三個代表爲了美化一黨專制的形象,在剛剛結束的十六大上,又宣佈了「推進政治體制改革」的誠意,重申了「人民當家作主」和「依法治國」的決心。這是什麼樣的誠意和決心?這是「在堅持四項基本原則的前提下繼續推進政治體制改革」的誠意;這是「黨的領導是人民當家作主和依法治國的根本保證」的決心。堅持以一黨專制爲前提的政治體制改革,能是什麼東西?堅持以一黨專制爲保證的民主和法治,又能是什麼東西?任何解釋都是多餘的。

三代核心都寫下不良紀錄

政治改革和民主、法治的諾言,在五年前開十五大時,在同一個講臺上,也同樣被宣佈過。五年過去了,人們沒有看到政治改革,沒有得到民主和法治,卻目睹了對法輪功的圍剿。那是一種提倡在真摯、善良和寬容的心境中練功健身的運動,參加者成千上萬,大多是老人和無錢支付醫藥費用的窮人。一九九九年,他們在天津市被取締;他們被迫向中共中央請願,要求高抬貴手,允許他們練功。秩序井然的和平請願,神不知鬼不覺地在中南海門口出現,使中共最高領導嚇了一大跳,從此把他們視爲心腹大患。爲了把黨的意圖變成國家意志,立法機關十萬火急通過了宣佈法輪功爲邪教的法律,行政機關從此連綿不斷地實施殘酷鬥爭和無情打擊。在中共黨史上,三代核心一脈相承,都給自己寫下了不良記錄:文化大革命,血洗天安門,和圍剿法輪功。這些都是一黨專制土壤上特有的產品,不可能發生在文明國家之中。只要有一黨專制,中國人就得不到免於恐懼的自由——儘管中國共產黨領導下的中國政府代表已於一九九八年十月五日在《公民權利和政治權利國際公約》上籤了字。

近兩年來,不斷有人預測:中共也許會在三個代表的領導下變成全民黨或社會民主黨。可是,在這次召開的十六大上,三個代表再一次用「絕不照搬西方政治制度的模式」的誓言,自行粉碎了好心人的夢想。

十六大不是走向民主的起點

十六大不是中國走向民主的起點。因此,一切由絕對權力引起或者被它阻梗的重大問題,都沒有解決的希望。問題的單子可以開得很長,包括改革、發展、人權、法治、文明、民族和睦、兩岸關係、國際信譽等等,其中當然包括腐敗問題。中國現在是腐敗的超級大國。腐敗是一黨專制的直接產物,也是正在急劇擴大的貧富差別的主要原因,其中當然包括WTO。

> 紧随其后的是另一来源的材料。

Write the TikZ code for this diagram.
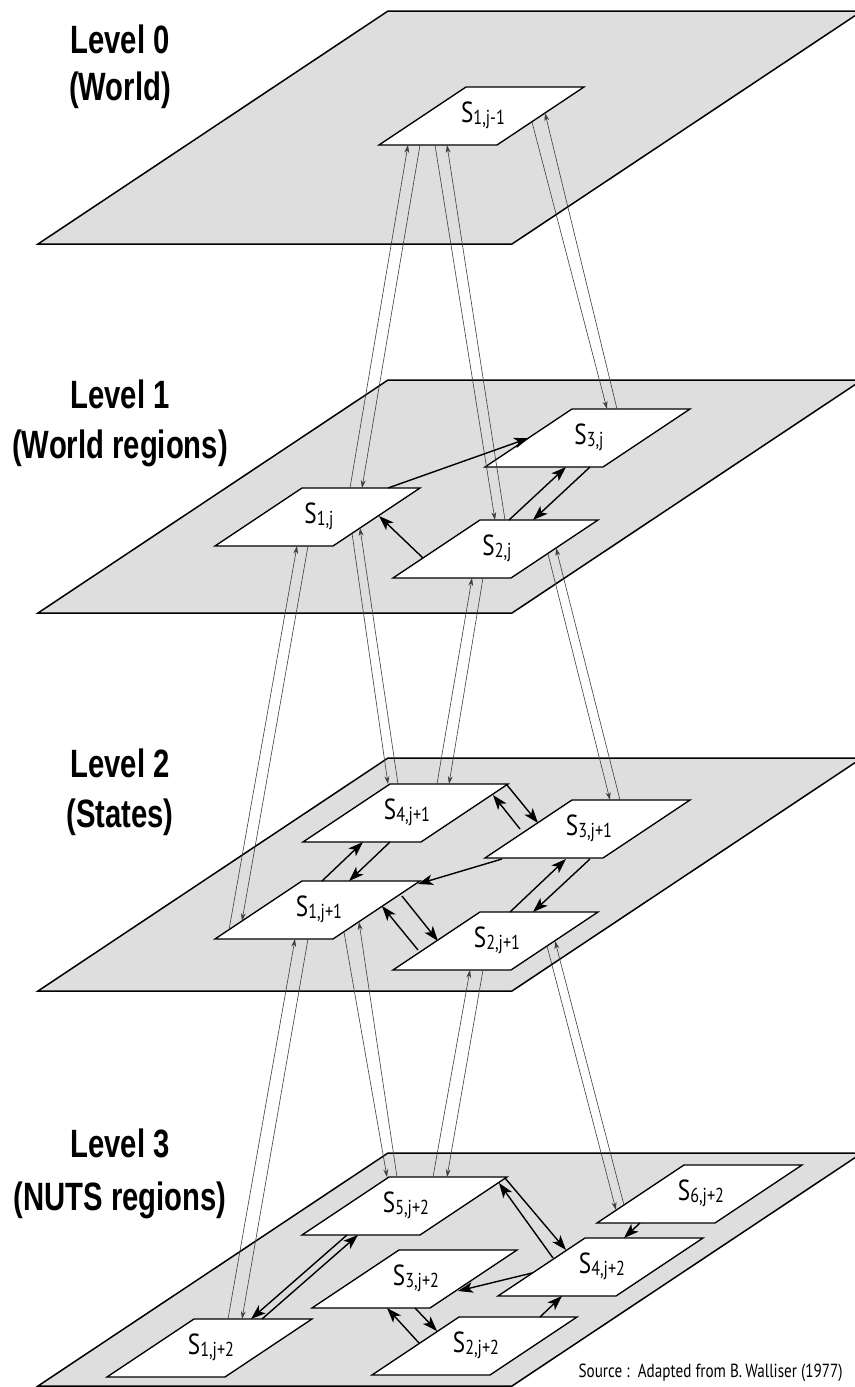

我無法想像,以強大的立法系統、司法系統和行政系統爲堅強後盾的中國官僚經濟,在黨的領導下舉國一致統一對外的同時,將如何誠實地和WTO接軌。我也不知道一黨專制下的中國如何才能變成世界和平的透明的積極因素。說實話,我不懂,一黨專制下的中國怎麼能夠被稱爲人民共和國。

十六大班子是三個代表所能安排的最值得放心的班子。按照三個代表的意圖,十六大後的中國必須在一黨專制的體制下運行——當然,意識形態的控制只能無可奈何地繼續減弱,技術官僚的作用會不由自主地漸漸上升。新班子裏的人,可能隨波逐流,也可能在公衆的推動下和壓力下有所作爲。現在談論這個問題爲時過早。可以斷言的是:中國社會的各種矛盾將繼續生成,繼續積聚;沒有人躲得開「專制還是民主」這個主題;中國的民主化和現代化只是時間問題;在中國社會各種能量和變量的相互作用面前,任何人(不管他是三個代表還是六個代表)的如意算盤都會黯然失色。